Est-il devenu plus facile de vous faire connaître auprès de ces populations ?
Depuis quelques années, la Roumanie fait venir légalement des travailleurs de divers pays, d’Inde, du Pakistan, du Sri Lanka… Mais ces gens ne viennent pas forcément à nous, même s’ils rencontrent des problèmes. C’est à nous d’aller vers eux en organisant, par exemple, des événements. Cependant, ils peuvent avoir peur de venir, surtout s’ils sont exploités ou menacés par leur employeur. Et puis il faut parvenir à trouver des représentants de chaque communauté. Parfois, certains préfèrent éviter de rencontrer d’autres membres de leur communauté qui peuvent être impliqués dans du trafic d’êtres humains. De manière générale, la Roumanie et l’Inspection générale de l’immigration n’ont pas été suffisamment bien préparées à la venue de ces populations. Il y a un quota qui augmente chaque année, mais la capacité d’accueil de l’Inspection n’a pas augmenté de façon correspondante.

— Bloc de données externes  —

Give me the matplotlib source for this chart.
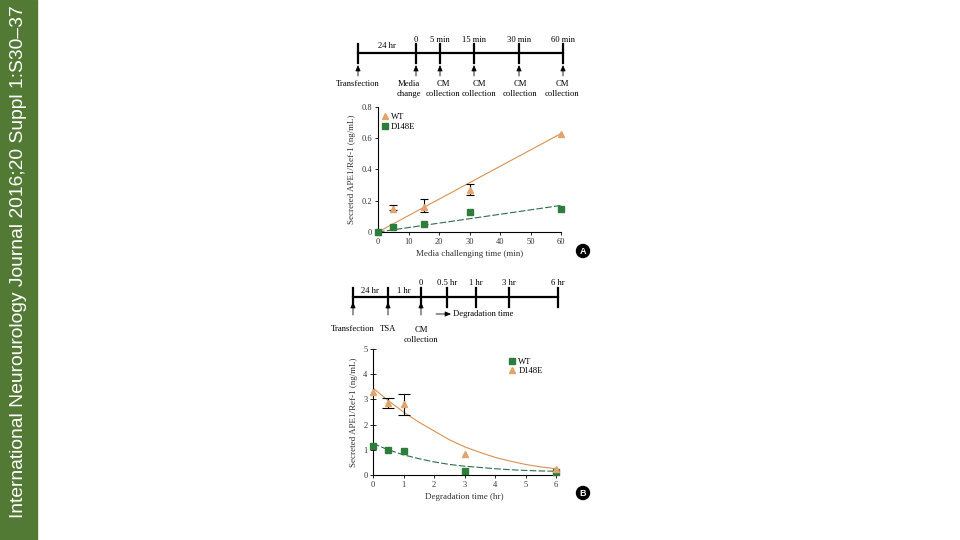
import matplotlib.pyplot as plt
from matplotlib.patches import Rectangle, Circle

# ---- data, panel A ----
a_time = [0, 5, 15, 30, 60]
a_wt = [0.0, 0.15, 0.16, 0.27, 0.63]
a_wt_lo = [0.0, 0.14, 0.13, 0.235, 0.63]
a_wt_hi = [0.0, 0.175, 0.21, 0.31, 0.63]
a_d148e = [0.0, 0.035, 0.05, 0.13, 0.15]
a_wt_fit_x = [0, 60]
a_wt_fit_y = [0.0, 0.63]
a_d_fit_x = [0, 60]
a_d_fit_y = [0.0, 0.17]

# ---- data, panel B ----
b_time = [0, 0.5, 1, 3, 6]
b_wt = [1.15, 0.98, 0.96, 0.15, 0.12]
b_d148e = [3.3, 2.85, 2.8, 0.85, 0.22]
b_d_lo = [3.3, 2.65, 2.4, 0.85, 0.22]
b_d_hi = [3.3, 3.05, 3.2, 0.85, 0.22]
b_d_fit_x = [0, 0.5, 1, 1.5, 2, 2.5, 3, 3.5, 4, 4.5, 5, 5.5, 6]
b_d_fit_y = [3.45, 2.95, 2.5, 2.1, 1.75, 1.4, 1.12, 0.9, 0.7, 0.55, 0.42, 0.32, 0.25]
b_wt_fit_x = [0, 0.5, 1, 1.5, 2, 2.5, 3, 3.5, 4, 4.5, 5, 5.5, 6]
b_wt_fit_y = [1.25, 1.0, 0.8, 0.65, 0.52, 0.42, 0.35, 0.3, 0.25, 0.21, 0.18, 0.16, 0.15]

# ---- timelines ----
tl_a_x = [358, 416, 440, 474, 519, 563]
tl_a_top = ["", "0", "5 min", "15 min", "30 min", "60 min"]
tl_a_bottom = ["Transfection", "Media\nchange", "CM\ncollection", "CM\ncollection",
               "CM\ncollection", "CM\ncollection"]
tl_a_text_x = [358, 409, 443, 479, 520, 562]
tl_b_x = [353, 388, 421, 447, 476, 509, 558]
tl_b_top = ["", "", "0", "0.5 hr", "1 hr", "3 hr", "6 hr"]

ORANGE = "#E2A46A"
ORANGE_LINE = "#D9914E"
GREEN = "#2F7D3C"
GREEN_LINE = "#2A6E48"
SERIF = "Liberation Serif"
W, H = 960, 540

fig = plt.figure(figsize=(9.6, 5.4), dpi=100)
fig.patch.set_facecolor("white")

# overlay axes in pixel coordinates
ov = fig.add_axes([0, 0, 1, 1])
ov.set_xlim(0, W)
ov.set_ylim(H, 0)
ov.axis("off")

ov.add_patch(Rectangle((0, 0), 37, H, color="#527A35", zorder=0))
ov.text(19, 262, "International Neurourology Journal 2016;20 Suppl 1:S30\u201337",
        rotation=90, color="white", fontsize=13.9, family="Liberation Sans",
        ha="center", va="center")


def up_arrow(x, y0, y1):
    ov.annotate("", xy=(x, y0), xytext=(x, y1),
                arrowprops=dict(arrowstyle="-|>,head_width=0.15,head_length=0.35",
                                lw=0.6, color="black", shrinkA=0, shrinkB=0))


# timeline A
ov.plot([tl_a_x[0], tl_a_x[-1]], [53, 53], color="black", lw=1.6)
for x, top in zip(tl_a_x, tl_a_top):
    ov.plot([x, x], [44, 63], color="black", lw=1.6)
    if top:
        ov.text(x, 40, top, fontsize=6.2, family=SERIF, ha="center", va="center")
    up_arrow(x, 65, 76)
for x, bot in zip(tl_a_text_x, tl_a_bottom):
    ov.text(x, 80, bot, fontsize=6.2, family=SERIF, ha="center", va="top",
            linespacing=1.3)
ov.text(387, 46, "24 hr", fontsize=6.2, family=SERIF, ha="center", va="center")

# timeline B
ov.plot([tl_b_x[0], tl_b_x[-1]], [297, 297], color="black", lw=1.6)
for x, top in zip(tl_b_x, tl_b_top):
    ov.plot([x, x], [288, 307], color="black", lw=1.6)
    if top:
        ov.text(x, 283, top, fontsize=6.2, family=SERIF, ha="center", va="center")
ov.text(370, 291, "24 hr", fontsize=6.2, family=SERIF, ha="center", va="center")
ov.text(404, 291, "1 hr", fontsize=6.2, family=SERIF, ha="center", va="center")
for x in tl_b_x[:3]:
    up_arrow(x, 302, 315)
ov.text(353, 329, "Transfection", fontsize=6.2, family=SERIF, ha="center", va="center")
ov.text(388, 329, "TSA", fontsize=6.2, family=SERIF, ha="center", va="center")
ov.text(421, 335, "CM\ncollection", fontsize=6.2, family=SERIF, ha="center",
        va="center", linespacing=1.3)
ov.annotate("", xy=(451, 314), xytext=(436, 314),
            arrowprops=dict(arrowstyle="-|>,head_width=0.15,head_length=0.35",
                            lw=0.6, color="black", shrinkA=0, shrinkB=0))
ov.text(453, 314, "Degradation time", fontsize=6.2, family=SERIF, ha="left",
        va="center")

# panel badges
for y, letter in [(251, "A"), (493, "B")]:
    ov.add_patch(Circle((583, y), 6.5, color="black"))
    ov.text(583, y + 0.5, letter, color="white", fontsize=6.5, fontweight="bold",
            family="Liberation Sans", ha="center", va="center")


def pix_axes(x0, x1, y0, y1):
    return fig.add_axes([x0 / W, 1 - y0 / H, (x1 - x0) / W, (y0 - y1) / H])


def style(ax):
    for s in ["top", "right"]:
        ax.spines[s].set_visible(False)
    for s in ["left", "bottom"]:
        ax.spines[s].set_linewidth(0.8)
    ax.tick_params(labelsize=6, length=2.5, width=0.6, pad=2, colors="black")
    for lab in ax.get_xticklabels() + ax.get_yticklabels():
        lab.set_family(SERIF)
        lab.set_color("#333333")
    ax.patch.set_alpha(0)


def error_bars(ax, x, y, lo, hi, cap):
    idx = [i for i in range(len(x)) if hi[i] > lo[i]]
    ax.errorbar([x[i] for i in idx], [y[i] for i in idx],
                yerr=[[y[i] - lo[i] for i in idx], [hi[i] - y[i] for i in idx]],
                fmt="none", ecolor="black", elinewidth=0.8, capsize=cap,
                capthick=0.8, zorder=3)


# panel A
axa = pix_axes(378, 561, 232, 107)
axa.set_xlim(0, 60)
axa.set_ylim(0, 0.8)
axa.set_xticks(range(0, 61, 10))
axa.set_yticks([0, 0.2, 0.4, 0.6, 0.8])
axa.set_yticklabels(["0", "0.2", "0.4", "0.6", "0.8"])
axa.plot(a_wt_fit_x, a_wt_fit_y, color=ORANGE_LINE, lw=0.8)
axa.plot(a_d_fit_x, a_d_fit_y, color=GREEN_LINE, lw=0.8, ls=(0, (6, 2)))
error_bars(axa, a_time, a_wt, a_wt_lo, a_wt_hi, 3)
axa.plot(a_time, a_wt, "^", color=ORANGE, ms=4, zorder=4, clip_on=False, label="WT")
axa.plot(a_time, a_d148e, "s", color=GREEN, ms=4.5, zorder=4, clip_on=False,
         label="D148E")
axa.set_xlabel("Media challenging time (min)", fontsize=6.5, family=SERIF,
               color="#333333", labelpad=3)
axa.set_ylabel("Secreted APE1/Ref-1 (ng/mL)", fontsize=6.5, family=SERIF,
               color="#333333", labelpad=4)
style(axa)
axa.legend(loc="upper left", bbox_to_anchor=(-0.01, 1.0), frameon=False,
           prop={"family": SERIF, "size": 6.2}, handlelength=0.6, handletextpad=0.4,
           borderaxespad=0.3, labelspacing=0.2)

# panel B
axb = pix_axes(373, 556, 475, 349)
axb.set_xlim(0, 6)
axb.set_ylim(0, 5)
axb.set_xticks(range(0, 7))
axb.set_yticks(range(0, 6))
axb.plot(b_d_fit_x, b_d_fit_y, color=ORANGE_LINE, lw=0.8)
axb.plot(b_wt_fit_x, b_wt_fit_y, color=GREEN_LINE, lw=0.8, ls=(0, (6, 2)))
error_bars(axb, b_time, b_d148e, b_d_lo, b_d_hi, 4)
axb.plot(b_time, b_wt, "s", color=GREEN, ms=4.5, zorder=4, clip_on=False, label="WT")
axb.plot(b_time, b_d148e, "^", color=ORANGE, ms=4, zorder=4, clip_on=False,
         label="D148E")
axb.set_xlabel("Degradation time (hr)", fontsize=6.5, family=SERIF,
               color="#333333", labelpad=3)
axb.set_ylabel("Secreted APE1/Ref-1 (ng/mL)", fontsize=6.5, family=SERIF,
               color="#333333", labelpad=4)
style(axb)
axb.tick_params(axis="y", direction="inout", length=4)
axb.legend(loc="upper right", bbox_to_anchor=(0.96, 0.98), frameon=False,
           prop={"family": SERIF, "size": 6.2}, handlelength=0.6, handletextpad=0.4,
           borderaxespad=0.3, labelspacing=0.2)

fig.savefig("out.png", dpi=100)
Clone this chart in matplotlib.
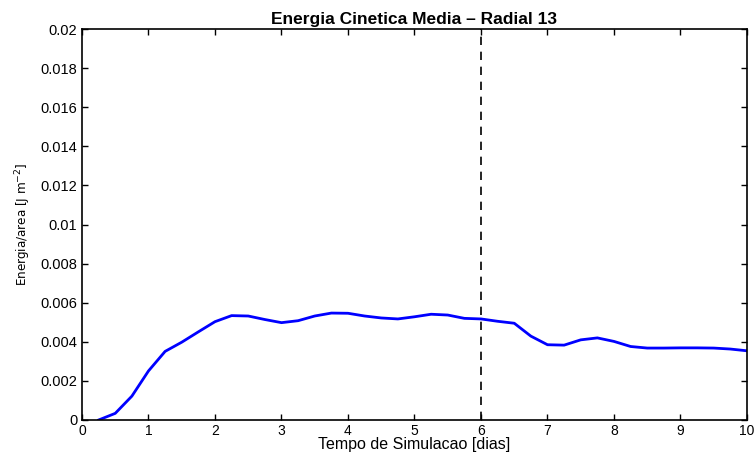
import matplotlib
matplotlib.use('Agg')
import matplotlib.pyplot as plt

plt.rcParams['font.family'] = ['Liberation Sans', 'DejaVu Sans']

# time (days) and mean kinetic energy per area
tempo = [0.25, 0.5, 0.75, 1.0, 1.25, 1.5, 1.75, 2.0, 2.25, 2.5, 2.75, 3.0,
         3.25, 3.5, 3.75, 4.0, 4.25, 4.5, 4.75, 5.0, 5.25, 5.5, 5.75, 6.0,
         6.25, 6.5, 6.75, 7.0, 7.25, 7.5, 7.75, 8.0, 8.25, 8.5, 8.75, 9.0,
         9.25, 9.5, 9.75, 10.0]
energia = [0.0, 0.00034, 0.00122, 0.00251, 0.00351, 0.00398, 0.00451, 0.00503,
           0.00534, 0.00532, 0.00514, 0.00498, 0.00508, 0.00532, 0.00547, 0.00546,
           0.00532, 0.00522, 0.00517, 0.00528, 0.00541, 0.00537, 0.00520, 0.00517,
           0.00505, 0.00495, 0.00429, 0.00385, 0.00383, 0.00410, 0.00420, 0.00402,
           0.00376, 0.00368, 0.00368, 0.00369, 0.00369, 0.00368, 0.00363, 0.00354]
dia_corte = 6
yticks = [0, 0.002, 0.004, 0.006, 0.008, 0.01, 0.012, 0.014, 0.016, 0.018, 0.02]
ytick_labels = ['0', '0.002', '0.004', '0.006', '0.008', '0.01', '0.012',
                '0.014', '0.016', '0.018', '0.02']

fig = plt.figure(figsize=(7.55, 4.54), dpi=100)
ax = fig.add_axes([0.1086, 0.0749, 0.8808, 0.8611])

ax.plot(tempo, energia, color='#0000ff', linewidth=2)
ax.axvline(dia_corte, color='black', linestyle=(0, (5, 4)), linewidth=1.2)

ax.set_xlim(0, 10)
ax.set_ylim(0, 0.02)
ax.set_xticks(range(0, 11))
ax.set_yticks(yticks)
ax.set_yticklabels(ytick_labels)
ax.tick_params(direction='in', top=True, right=True, labelsize=10.5, length=4, width=1)
ax.tick_params(axis='x', pad=3, labelsize=10)
for s in ax.spines.values():
    s.set_linewidth(1.2)

ax.set_title('Energia Cinetica Media \u2013 Radial 13', fontsize=12.5, fontweight='bold', pad=4)
ax.set_xlabel('Tempo de Simulacao [dias]', fontsize=11.5, labelpad=-1)
ax.set_ylabel('Energia/area [J m$^{-2}$]', fontsize=9.5,
              family=['DejaVu Sans'], fontstretch='condensed', labelpad=5)

fig.savefig('out.png', dpi=100)
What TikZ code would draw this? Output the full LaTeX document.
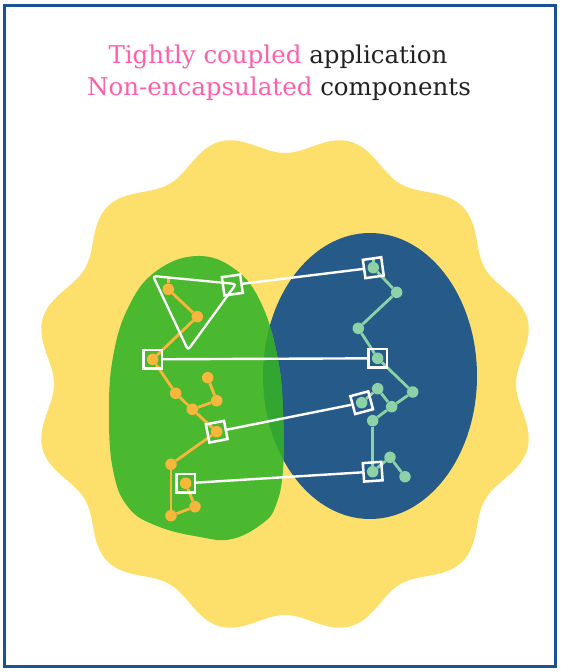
\documentclass[tikz,border=0pt]{standalone}
\usepackage{fontspec}
\setmainfont{DejaVu Serif}
\usepackage{xcolor}
\usetikzlibrary{positioning}

\definecolor{sunyellow}{HTML}{FDE06B}
\definecolor{leafgreen}{HTML}{4BB92F}
\definecolor{mixgreen}{HTML}{33A632}
\definecolor{deepblue}{HTML}{265A88}
\definecolor{frameblue}{HTML}{1A5294}
\definecolor{amber}{HTML}{F9B63D}
\definecolor{mint}{HTML}{8DD2A6}
\definecolor{hotpink}{HTML}{FF5FA8}
\definecolor{ink}{HTML}{222222}

\begin{document}
\begin{tikzpicture}[x=1pt, y=-1pt,
    title/.style={font=\fontsize{24.5}{28}\selectfont, text=ink, anchor=base, inner sep=0pt},
    dot/.style={circle, fill=#1, inner sep=0pt, minimum size=11.5pt},
    port/.style={draw=white, line width=2.5pt, minimum size=18.5pt, inner sep=0pt},
    wire/.style={draw=white, line width=2.4pt},
    link/.style={draw=#1, line width=2.8pt}]
    \useasboundingbox (0,0) rectangle (560,672);

    % frame
    \draw[frameblue, line width=3pt] (4,5) rectangle (555,666);

    % heading
    \node[title] (title_1) at (278,63) {\textcolor{hotpink}{Tightly coupled} application};
    \node[title] (title_2) at (279,95) {\textcolor{hotpink}{Non-encapsulated} components};

    % wavy background
    \fill[sunyellow] plot[smooth cycle, domain=0:358, samples=180, variable=\t]
      ({285+(241-10*cos(12*\t))*cos(\t)}, {384+(241-10*cos(12*\t))*sin(\t)});

    % the two parts
    \fill[deepblue] (370,376) ellipse [x radius=107, y radius=143];
    \def\greenblob{plot[smooth cycle, tension=0.7] coordinates {(197,256) (236,270) (262,305)
      (278,360) (283,413) (283,470) (276,505) (263,523) (232,539) (200,537) (157,526)
      (128,507) (113,470) (109,413) (113,357) (128,308) (155,272)}}
    \fill[leafgreen] \greenblob;
    \begin{scope}
      \clip (370,376) ellipse [x radius=107, y radius=143];
      \fill[mixgreen] \greenblob;
    \end{scope}

    % left components
    \coordinate (o_0) at (168.3,278);
    \node[dot=amber] (o_1)  at (168.3,289.3) {};
    \node[dot=amber] (o_2)  at (197.3,316.7) {};
    \node[dot=amber] (o_3)  at (152.7,359.3) {};
    \node[dot=amber] (o_4)  at (175.7,393.3) {};
    \node[dot=amber] (o_5)  at (192.3,409.3) {};
    \node[dot=amber] (o_6)  at (216.7,400.7) {};
    \node[dot=amber] (o_7)  at (207.7,377.7) {};
    \node[dot=amber] (o_8)  at (216.7,431.7) {};
    \node[dot=amber] (o_9)  at (171,464.3) {};
    \node[dot=amber] (o_10) at (171,515.7) {};
    \node[dot=amber] (o_11) at (195,506.7) {};
    \node[dot=amber] (o_12) at (185.7,483.3) {};
    \path[link=amber]
    (o_1) edge (o_0)  (o_1) edge (o_2)  (o_2) edge (o_3)  (o_3) edge (o_4)
    (o_4) edge (o_5)  (o_5) edge (o_6)  (o_6) edge (o_7)  (o_5) edge (o_8)
    (o_8) edge (o_9)  (o_9) edge (o_10) (o_10) edge (o_11) (o_11) edge (o_12);

    % right components
    \coordinate (g_0) at (373.3,258);
    \node[dot=mint] (g_1)  at (373.3,267.7) {};
    \node[dot=mint] (g_2)  at (396.7,292.3) {};
    \node[dot=mint] (g_3)  at (358.3,328.3) {};
    \node[dot=mint] (g_4)  at (377.7,358.3) {};
    \node[dot=mint] (g_5)  at (412.7,392) {};
    \node[dot=mint] (g_6)  at (391.7,406.7) {};
    \node[dot=mint] (g_7)  at (377.7,388.7) {};
    \node[dot=mint] (g_8)  at (361.7,402.7) {};
    \node[dot=mint] (g_9)  at (372.7,420.7) {};
    \node[dot=mint] (g_10) at (372.7,471.7) {};
    \node[dot=mint] (g_11) at (390,457.3) {};
    \node[dot=mint] (g_12) at (405,476.7) {};
    \path[link=mint]
    (g_1) edge (g_0)  (g_1) edge (g_2)  (g_2) edge (g_3)  (g_3) edge (g_4)
    (g_4) edge (g_5)  (g_5) edge (g_6)  (g_6) edge (g_7)  (g_7) edge (g_8)
    (g_6) edge (g_9)  (g_9) edge (g_10) (g_10) edge (g_11) (g_11) edge (g_12);

    % loose triangle
    \draw[white, line width=2.3pt, rounded corners=3pt] (153,276) -- (236,284) -- (188,350) -- cycle;

    % ports
    \node[port] (s_1) at (o_3) {};
    \node[port, rotate=8] (s_2) at (232.3,285) {};
    \node[port, rotate=11] (s_3) at (o_8) {};
    \node[port] (s_4) at (o_12) {};
    \node[port, rotate=8] (t_1) at (g_1) {};
    \node[port] (t_2) at (g_4) {};
    \node[port, rotate=15] (t_3) at (g_8) {};
    \node[port, rotate=4] (t_4) at (g_10) {};

    \path[wire]
    (s_2) edge (t_1)
    (s_1) edge (t_2)
    (s_3) edge (t_3)
    (s_4) edge (t_4);
\end{tikzpicture}
\end{document}
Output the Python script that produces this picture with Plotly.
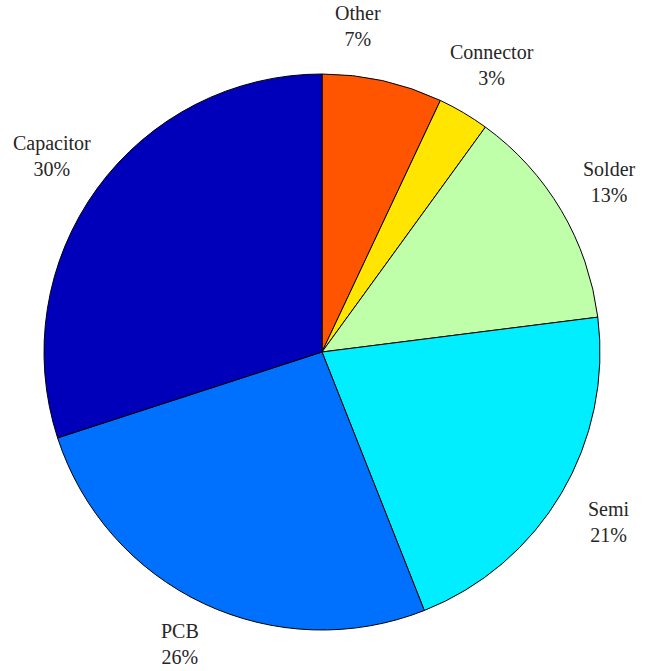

Dans des villes où il y a du travail, ces individus se sont heurtés à des goulots d’étranglement ; il faut des mois pour renouveler des papiers, certains restent longtemps avec un statut incertain. Ceci étant, avec la numérisation, les choses avancent. Ce qu’il s’est passé avec les Ukrainiens nous a bien préparés, ce fut un électrochoc sociétal. Certes, il y a encore beaucoup de travail, notamment au niveau de la perception de ces populations par la société. Mais je constate aussi que dans d’autres villes, les choses commencent à se mettre en place, c’est encourageant.
Propos recueillis par Benjamin Ribout (14/11/24).